▸ **Data shown**:
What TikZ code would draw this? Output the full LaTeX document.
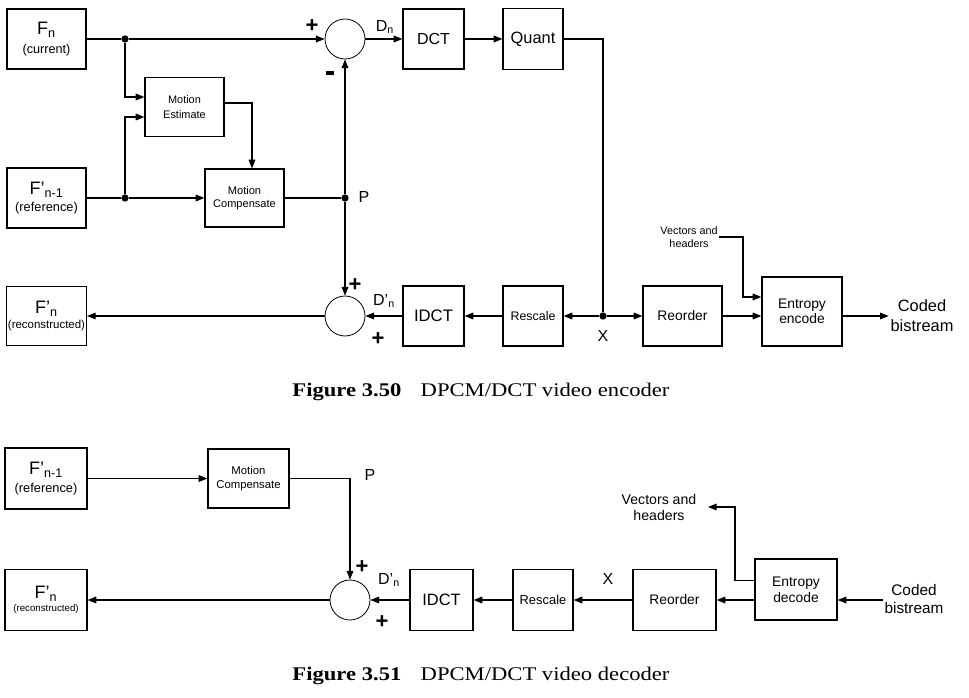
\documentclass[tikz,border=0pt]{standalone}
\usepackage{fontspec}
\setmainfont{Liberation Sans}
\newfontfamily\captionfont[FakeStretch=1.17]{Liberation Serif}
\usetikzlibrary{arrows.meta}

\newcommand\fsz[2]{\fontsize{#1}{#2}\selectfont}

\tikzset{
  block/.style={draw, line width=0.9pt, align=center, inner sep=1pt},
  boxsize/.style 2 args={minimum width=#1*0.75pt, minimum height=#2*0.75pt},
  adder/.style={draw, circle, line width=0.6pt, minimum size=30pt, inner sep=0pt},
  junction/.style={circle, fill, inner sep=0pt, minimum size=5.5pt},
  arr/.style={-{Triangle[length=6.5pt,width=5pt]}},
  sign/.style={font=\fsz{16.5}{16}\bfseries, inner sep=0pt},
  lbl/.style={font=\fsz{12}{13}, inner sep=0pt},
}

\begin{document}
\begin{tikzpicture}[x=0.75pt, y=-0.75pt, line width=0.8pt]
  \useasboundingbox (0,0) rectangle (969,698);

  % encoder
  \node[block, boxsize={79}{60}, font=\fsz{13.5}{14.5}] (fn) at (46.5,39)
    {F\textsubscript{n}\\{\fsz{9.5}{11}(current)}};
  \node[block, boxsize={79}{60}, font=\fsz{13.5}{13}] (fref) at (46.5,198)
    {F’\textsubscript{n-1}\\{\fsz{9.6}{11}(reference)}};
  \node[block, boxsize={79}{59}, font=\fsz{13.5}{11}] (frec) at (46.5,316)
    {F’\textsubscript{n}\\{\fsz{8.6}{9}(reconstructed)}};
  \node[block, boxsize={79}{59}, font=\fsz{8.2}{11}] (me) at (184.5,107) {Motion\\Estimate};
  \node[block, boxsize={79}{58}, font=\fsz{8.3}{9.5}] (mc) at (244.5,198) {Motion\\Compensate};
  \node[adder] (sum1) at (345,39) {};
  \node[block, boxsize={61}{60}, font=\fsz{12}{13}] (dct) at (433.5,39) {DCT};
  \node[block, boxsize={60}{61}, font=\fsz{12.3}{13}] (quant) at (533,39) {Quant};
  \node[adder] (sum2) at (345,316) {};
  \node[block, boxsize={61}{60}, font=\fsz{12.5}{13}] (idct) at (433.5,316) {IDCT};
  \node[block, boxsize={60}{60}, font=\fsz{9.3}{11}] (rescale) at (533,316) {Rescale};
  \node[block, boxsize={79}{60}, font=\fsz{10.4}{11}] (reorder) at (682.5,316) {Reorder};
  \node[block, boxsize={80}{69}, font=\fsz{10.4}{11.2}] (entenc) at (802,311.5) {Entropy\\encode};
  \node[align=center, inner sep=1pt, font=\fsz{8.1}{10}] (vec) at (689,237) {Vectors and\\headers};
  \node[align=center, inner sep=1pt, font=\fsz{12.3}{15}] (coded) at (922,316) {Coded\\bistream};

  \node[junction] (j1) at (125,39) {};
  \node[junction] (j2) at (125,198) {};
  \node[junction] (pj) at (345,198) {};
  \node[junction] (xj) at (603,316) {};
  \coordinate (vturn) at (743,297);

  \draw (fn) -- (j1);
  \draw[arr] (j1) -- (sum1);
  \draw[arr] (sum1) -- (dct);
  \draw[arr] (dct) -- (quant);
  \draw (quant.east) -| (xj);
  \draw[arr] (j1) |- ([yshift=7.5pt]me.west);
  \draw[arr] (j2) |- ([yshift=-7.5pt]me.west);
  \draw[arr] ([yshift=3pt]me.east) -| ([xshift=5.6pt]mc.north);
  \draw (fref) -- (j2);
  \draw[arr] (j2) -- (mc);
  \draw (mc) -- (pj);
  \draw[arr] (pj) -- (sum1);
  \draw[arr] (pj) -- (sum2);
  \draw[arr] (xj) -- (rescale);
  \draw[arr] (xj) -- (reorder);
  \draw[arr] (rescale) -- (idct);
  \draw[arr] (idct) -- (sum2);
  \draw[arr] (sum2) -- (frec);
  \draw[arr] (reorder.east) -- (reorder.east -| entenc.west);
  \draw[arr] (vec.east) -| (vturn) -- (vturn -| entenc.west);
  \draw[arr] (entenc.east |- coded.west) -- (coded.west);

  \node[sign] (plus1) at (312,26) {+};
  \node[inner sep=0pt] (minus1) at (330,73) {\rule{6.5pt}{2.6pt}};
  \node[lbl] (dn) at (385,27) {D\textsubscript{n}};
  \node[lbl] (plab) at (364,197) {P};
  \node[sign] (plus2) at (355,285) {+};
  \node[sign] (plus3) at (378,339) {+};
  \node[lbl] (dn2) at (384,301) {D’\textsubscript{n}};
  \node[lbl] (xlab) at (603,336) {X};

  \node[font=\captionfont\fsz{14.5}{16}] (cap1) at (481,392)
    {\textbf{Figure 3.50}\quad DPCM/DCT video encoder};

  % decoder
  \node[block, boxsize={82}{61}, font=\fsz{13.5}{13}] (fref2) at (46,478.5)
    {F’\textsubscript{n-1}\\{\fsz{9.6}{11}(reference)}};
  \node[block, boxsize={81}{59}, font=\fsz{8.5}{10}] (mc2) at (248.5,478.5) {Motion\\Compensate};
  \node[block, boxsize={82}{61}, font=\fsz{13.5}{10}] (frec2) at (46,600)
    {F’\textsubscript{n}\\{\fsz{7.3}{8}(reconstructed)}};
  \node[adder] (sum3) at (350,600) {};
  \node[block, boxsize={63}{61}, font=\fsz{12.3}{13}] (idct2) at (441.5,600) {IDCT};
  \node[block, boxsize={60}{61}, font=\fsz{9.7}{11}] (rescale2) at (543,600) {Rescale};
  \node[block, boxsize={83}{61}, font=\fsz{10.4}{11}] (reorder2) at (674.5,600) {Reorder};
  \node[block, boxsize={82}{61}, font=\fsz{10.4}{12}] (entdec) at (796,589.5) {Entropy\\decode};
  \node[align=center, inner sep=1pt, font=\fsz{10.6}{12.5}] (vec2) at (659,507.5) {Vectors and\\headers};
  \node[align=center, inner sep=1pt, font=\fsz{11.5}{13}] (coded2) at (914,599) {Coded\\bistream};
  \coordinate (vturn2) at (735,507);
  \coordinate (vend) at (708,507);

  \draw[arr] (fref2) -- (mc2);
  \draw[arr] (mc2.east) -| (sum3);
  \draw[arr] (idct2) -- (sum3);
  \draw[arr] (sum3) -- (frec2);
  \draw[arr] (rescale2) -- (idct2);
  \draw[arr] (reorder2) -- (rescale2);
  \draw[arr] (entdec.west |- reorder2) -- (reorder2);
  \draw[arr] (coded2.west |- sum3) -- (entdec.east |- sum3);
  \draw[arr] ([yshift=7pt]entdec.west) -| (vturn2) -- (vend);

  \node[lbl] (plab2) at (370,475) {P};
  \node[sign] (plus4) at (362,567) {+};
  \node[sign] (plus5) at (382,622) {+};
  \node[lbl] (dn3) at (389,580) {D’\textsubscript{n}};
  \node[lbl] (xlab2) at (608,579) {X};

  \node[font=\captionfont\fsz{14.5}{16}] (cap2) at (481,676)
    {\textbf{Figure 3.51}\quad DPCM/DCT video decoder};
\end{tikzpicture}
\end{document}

▸ **Given problem**: Return only the lines from the start of the data through the line that contains "(0,0) rectangle (969,698);", please, copying them exactly and omitting all pictures.

▸ **Correct response**:
What TikZ code would draw this? Output the full LaTeX document.
\documentclass[tikz,border=0pt]{standalone}
\usepackage{fontspec}
\setmainfont{Liberation Sans}
\newfontfamily\captionfont[FakeStretch=1.17]{Liberation Serif}
\usetikzlibrary{arrows.meta}

\newcommand\fsz[2]{\fontsize{#1}{#2}\selectfont}

\tikzset{
  block/.style={draw, line width=0.9pt, align=center, inner sep=1pt},
  boxsize/.style 2 args={minimum width=#1*0.75pt, minimum height=#2*0.75pt},
  adder/.style={draw, circle, line width=0.6pt, minimum size=30pt, inner sep=0pt},
  junction/.style={circle, fill, inner sep=0pt, minimum size=5.5pt},
  arr/.style={-{Triangle[length=6.5pt,width=5pt]}},
  sign/.style={font=\fsz{16.5}{16}\bfseries, inner sep=0pt},
  lbl/.style={font=\fsz{12}{13}, inner sep=0pt},
}

\begin{document}
\begin{tikzpicture}[x=0.75pt, y=-0.75pt, line width=0.8pt]
  \useasboundingbox (0,0) rectangle (969,698);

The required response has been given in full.